La permissivité absolue et son corollaire d’impunité ont conduit à bien de dérives : violations flagrantes de la loi, rackets et trafics en tous genres. La corruption s’est largement démocratisée, devenant la racine nourricière du système politique en place. Dans ces conditions, l’esprit citoyen est en grave recul, rendant tout sursaut illusoire dans l’immédiat. Le désarroi est tel qu’il ouvre la voie à toutes sortes d’aventures. Comment faire renaitre l’esprit du 26 Mars ? Le 26 Mars se caractérisait surtout par sa soif de changement. « An te korole fe, fo kura » [Nous ne voulons plus de l’ancien, mais du nouveau] chantaient allègrement ses citoyens acteurs. Aujourd’hui, ils se sentent trahis et abandonnés. L’immensité du champ de ruines, la brutalité du réel, la complexité et l’urgence des défis incitent peu à l’espoir. Le changement semble banni de l’ordre du jour. Dans un tel contexte de faillite économique, social, culturel et éthique, tout peut arriver. L’échec patent du système éducatif, la faillite des politiques économiques imposées par les bailleurs de fonds, des modèles « démocratiques » importés à coups d’élections auxquelles participent à peine 10% de la population, pourtant financées de l’extérieur pour satisfaire les besoins de parade démocratique d’une élite coupée du pays réel.

L’insouciance morbide du pouvoir et de ses soutiens extérieurs risque de conduire à des explosions de colère. Le cas burkinabé en témoigne. Le cycle semble loin d’être terminé. Dans le cas malien, la dépolitisation accentuée et le grave recul de l’esprit citoyen aggravent les incertitudes face à l’avenir. Dans ces conditions, les frustrations d’une jeunesse aux abois et l’absence de perspectives constituent une menace réelle pour le pays.

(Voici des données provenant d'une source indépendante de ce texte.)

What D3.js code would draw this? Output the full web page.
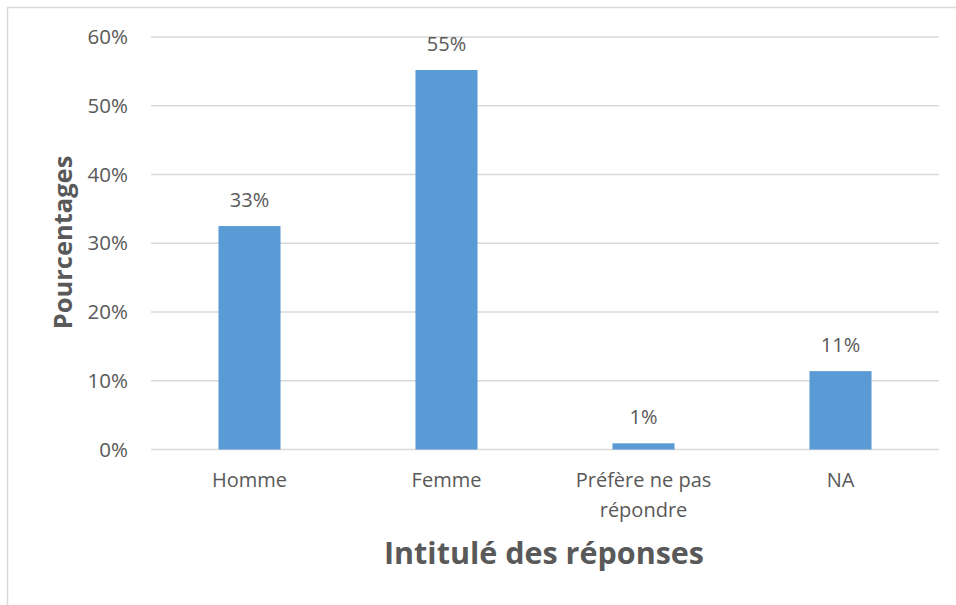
<!DOCTYPE html>
<html>
<head>
<meta charset="utf-8">
<script src="https://cdn.jsdelivr.net/npm/d3@7"></script>
<style>
  body { margin: 0; background: #fff; }
  text { font-family: "Open Sans", "Noto Sans", sans-serif; fill: #595959; }
</style>
</head>
<body>
<div class="mainVis"></div>
<script>
var categories = ["Homme", "Femme", "Préfère ne pas répondre", "NA"]
var values = [0.325, 0.552, 0.009, 0.114]
var valueLabels = ["33%", "55%", "1%", "11%"]
var yTicks = [0, 0.1, 0.2, 0.3, 0.4, 0.5, 0.6]

var width = 956, height = 605

var svg = d3.select(".mainVis")
    .append("svg")
    .attr("width", width)
    .attr("height", height)

// chart frame (cut off on right/bottom like the screenshot)
svg.append("path")
    .attr("d", "M7.5," + height + "V7.5H" + width)
    .attr("fill", "none")
    .attr("stroke", "#d9d9d9")
    .attr("stroke-width", 1.5)

var x = d3.scaleBand()
    .domain(categories)
    .range([151, 939])
    .paddingInner(0.685)
    .paddingOuter(0.3425)

var y = d3.scaleLinear()
    .domain([0, 0.6])
    .range([449.5, 37])

// gridlines
svg.append("g")
    .selectAll("line")
    .data(yTicks)
    .enter()
    .append("line")
    .attr("x1", 151)
    .attr("x2", 939)
    .attr("y1", function(d) { return y(d); })
    .attr("y2", function(d) { return y(d); })
    .attr("stroke", "#d9d9d9")
    .attr("stroke-width", 1.5)

// y tick labels
svg.append("g")
    .selectAll("text")
    .data(yTicks)
    .enter()
    .append("text")
    .attr("x", 128)
    .attr("y", function(d) { return y(d); })
    .attr("dy", "0.35em")
    .attr("text-anchor", "end")
    .style("font-size", "20.5px")
    .text(d3.format(".0%"))

// bars
svg.append("g")
    .selectAll("rect")
    .data(values)
    .enter()
    .append("rect")
    .attr("x", function(d, i) { return x(categories[i]); })
    .attr("width", x.bandwidth())
    .attr("y", function(d) { return y(d); })
    .attr("height", function(d) { return y(0) - y(d); })
    .attr("fill", "#5b9bd5")

// data labels
svg.append("g")
    .selectAll("text")
    .data(values)
    .enter()
    .append("text")
    .attr("x", function(d, i) { return x(categories[i]) + x.bandwidth() / 2; })
    .attr("y", function(d) { return y(d) - 19; })
    .attr("text-anchor", "middle")
    .style("font-size", "20px")
    .text(function(d, i) { return valueLabels[i]; })

// category labels (wrap the long one on two lines)
var catLines = {
    "Préfère ne pas répondre": ["Préfère ne pas", "répondre"]
}
svg.append("g")
    .selectAll("text")
    .data(categories)
    .enter()
    .append("text")
    .attr("x", function(d) { return x(d) + x.bandwidth() / 2; })
    .attr("y", 487)
    .attr("text-anchor", "middle")
    .style("font-size", "20px")
    .each(function(d) {
        var lines = catLines[d] || [d]
        var t = d3.select(this)
        lines.forEach(function(l, i) {
            t.append("tspan")
                .attr("x", x(d) + x.bandwidth() / 2)
                .attr("dy", i == 0 ? 0 : 30)
                .text(l)
        })
    })

// axis titles
svg.append("text")
    .attr("x", 544)
    .attr("y", 564)
    .attr("text-anchor", "middle")
    .style("font-size", "30.5px")
    .style("font-weight", "bold")
    .text("Intitulé des réponses")

svg.append("text")
    .attr("transform", "translate(72,242.5) rotate(-90)")
    .attr("text-anchor", "middle")
    .style("font-size", "25.5px")
    .style("font-weight", "bold")
    .text("Pourcentages")
</script>
</body>
</html>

L’absence d’encadrement politique de cet ouragan qui s’accumule à l’horizon, risque, si l’on n’y prend garde, de conduire à bien d’aventures de type fasciste qui ne dérangeront guère les puissants du monde. La démocratie est devenue un slogan creux qui n’assouvit point la faim des laissés pour compte nombreux de l’ordre démocratique mondial. Le Mali est dans une nouvelle zone de tempête. Il y a urgence de tirer toutes les leçons du 26 Mars. Le seul réconfort face à l’incendie qui monte, c’est espérer qu’un monde enfin nouveau surgisse des cendres de celui qui est entré en putréfaction avancée. Mais seuls les Maliennes et les Maliens sont en mesure d’inventer leur propre avenir, en osant prendre en main leur propre destin.